TASK DESCRIPTION: Repeat the lines below exactly as they appear, but leave out the images.

----- STORED DATA -----

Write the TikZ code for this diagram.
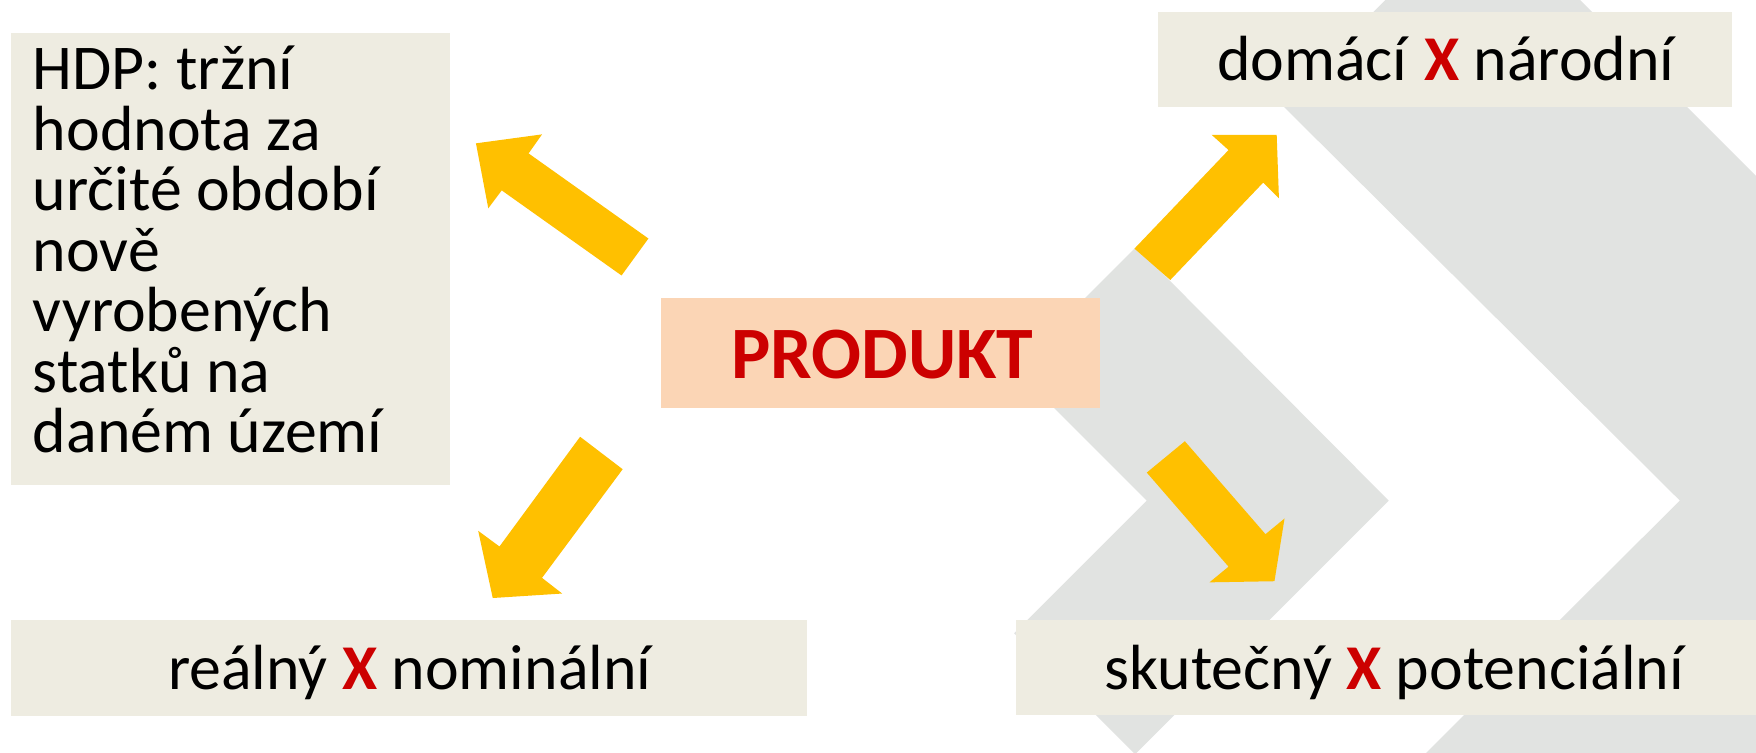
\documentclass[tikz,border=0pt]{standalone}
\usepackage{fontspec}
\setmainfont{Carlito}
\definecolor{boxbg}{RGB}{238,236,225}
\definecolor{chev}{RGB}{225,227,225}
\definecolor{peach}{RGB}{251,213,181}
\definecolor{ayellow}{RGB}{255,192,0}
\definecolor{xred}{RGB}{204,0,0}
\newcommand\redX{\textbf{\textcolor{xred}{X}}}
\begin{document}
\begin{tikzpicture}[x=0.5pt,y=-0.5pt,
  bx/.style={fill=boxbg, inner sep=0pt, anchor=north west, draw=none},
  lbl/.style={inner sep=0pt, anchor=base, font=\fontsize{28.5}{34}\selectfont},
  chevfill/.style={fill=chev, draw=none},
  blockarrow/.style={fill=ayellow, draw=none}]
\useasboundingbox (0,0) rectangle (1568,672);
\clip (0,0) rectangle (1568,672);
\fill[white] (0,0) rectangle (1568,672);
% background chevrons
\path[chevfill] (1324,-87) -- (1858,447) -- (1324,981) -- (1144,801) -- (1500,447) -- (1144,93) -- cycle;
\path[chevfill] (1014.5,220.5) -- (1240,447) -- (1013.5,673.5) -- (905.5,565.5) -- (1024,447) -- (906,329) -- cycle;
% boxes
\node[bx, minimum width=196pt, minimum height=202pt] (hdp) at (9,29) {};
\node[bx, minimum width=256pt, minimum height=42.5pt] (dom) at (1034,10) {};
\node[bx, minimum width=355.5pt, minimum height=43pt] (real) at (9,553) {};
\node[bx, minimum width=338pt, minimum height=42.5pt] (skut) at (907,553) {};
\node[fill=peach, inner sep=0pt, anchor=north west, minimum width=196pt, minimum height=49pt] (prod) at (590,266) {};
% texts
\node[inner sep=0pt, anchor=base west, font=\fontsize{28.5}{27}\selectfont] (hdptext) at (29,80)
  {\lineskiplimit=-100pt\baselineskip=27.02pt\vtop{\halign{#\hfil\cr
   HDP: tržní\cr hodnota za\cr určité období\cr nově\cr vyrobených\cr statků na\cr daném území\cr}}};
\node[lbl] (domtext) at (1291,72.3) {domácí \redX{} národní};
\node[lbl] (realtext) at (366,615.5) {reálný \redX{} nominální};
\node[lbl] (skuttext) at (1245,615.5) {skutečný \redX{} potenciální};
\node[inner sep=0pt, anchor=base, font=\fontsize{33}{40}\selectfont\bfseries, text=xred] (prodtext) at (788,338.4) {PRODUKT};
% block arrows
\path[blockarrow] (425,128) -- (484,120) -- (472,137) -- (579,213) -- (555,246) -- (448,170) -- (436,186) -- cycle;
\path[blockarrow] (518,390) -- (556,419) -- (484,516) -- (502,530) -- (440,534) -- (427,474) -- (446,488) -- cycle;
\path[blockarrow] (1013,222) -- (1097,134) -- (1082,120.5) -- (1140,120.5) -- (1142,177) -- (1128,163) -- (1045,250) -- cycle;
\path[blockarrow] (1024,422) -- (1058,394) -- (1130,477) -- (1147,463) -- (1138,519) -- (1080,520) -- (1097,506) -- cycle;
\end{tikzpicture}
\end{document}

-----

EXERCISE RESPONSE:
Write the TikZ code for this diagram.
\documentclass[tikz,border=0pt]{standalone}
\usepackage{fontspec}
\setmainfont{Carlito}
\definecolor{boxbg}{RGB}{238,236,225}
\definecolor{chev}{RGB}{225,227,225}
\definecolor{peach}{RGB}{251,213,181}
\definecolor{ayellow}{RGB}{255,192,0}
\definecolor{xred}{RGB}{204,0,0}
\newcommand\redX{\textbf{\textcolor{xred}{X}}}
\begin{document}
\begin{tikzpicture}[x=0.5pt,y=-0.5pt,
  bx/.style={fill=boxbg, inner sep=0pt, anchor=north west, draw=none},
  lbl/.style={inner sep=0pt, anchor=base, font=\fontsize{28.5}{34}\selectfont},
  chevfill/.style={fill=chev, draw=none},
  blockarrow/.style={fill=ayellow, draw=none}]
\useasboundingbox (0,0) rectangle (1568,672);
\clip (0,0) rectangle (1568,672);
\fill[white] (0,0) rectangle (1568,672);
% background chevrons
\path[chevfill] (1324,-87) -- (1858,447) -- (1324,981) -- (1144,801) -- (1500,447) -- (1144,93) -- cycle;
\path[chevfill] (1014.5,220.5) -- (1240,447) -- (1013.5,673.5) -- (905.5,565.5) -- (1024,447) -- (906,329) -- cycle;
% boxes
\node[bx, minimum width=196pt, minimum height=202pt] (hdp) at (9,29) {};
\node[bx, minimum width=256pt, minimum height=42.5pt] (dom) at (1034,10) {};
\node[bx, minimum width=355.5pt, minimum height=43pt] (real) at (9,553) {};
\node[bx, minimum width=338pt, minimum height=42.5pt] (skut) at (907,553) {};
\node[fill=peach, inner sep=0pt, anchor=north west, minimum width=196pt, minimum height=49pt] (prod) at (590,266) {};
% texts
\node[inner sep=0pt, anchor=base west, font=\fontsize{28.5}{27}\selectfont] (hdptext) at (29,80)
  {\lineskiplimit=-100pt\baselineskip=27.02pt\vtop{\halign{#\hfil\cr
   HDP: tržní\cr hodnota za\cr určité období\cr nově\cr vyrobených\cr statků na\cr daném území\cr}}};
\node[lbl] (domtext) at (1291,72.3) {domácí \redX{} národní};
\node[lbl] (realtext) at (366,615.5) {reálný \redX{} nominální};
\node[lbl] (skuttext) at (1245,615.5) {skutečný \redX{} potenciální};
\node[inner sep=0pt, anchor=base, font=\fontsize{33}{40}\selectfont\bfseries, text=xred] (prodtext) at (788,338.4) {PRODUKT};
% block arrows
\path[blockarrow] (425,128) -- (484,120) -- (472,137) -- (579,213) -- (555,246) -- (448,170) -- (436,186) -- cycle;
\path[blockarrow] (518,390) -- (556,419) -- (484,516) -- (502,530) -- (440,534) -- (427,474) -- (446,488) -- cycle;
\path[blockarrow] (1013,222) -- (1097,134) -- (1082,120.5) -- (1140,120.5) -- (1142,177) -- (1128,163) -- (1045,250) -- cycle;
\path[blockarrow] (1024,422) -- (1058,394) -- (1130,477) -- (1147,463) -- (1138,519) -- (1080,520) -- (1097,506) -- cycle;
\end{tikzpicture}
\end{document}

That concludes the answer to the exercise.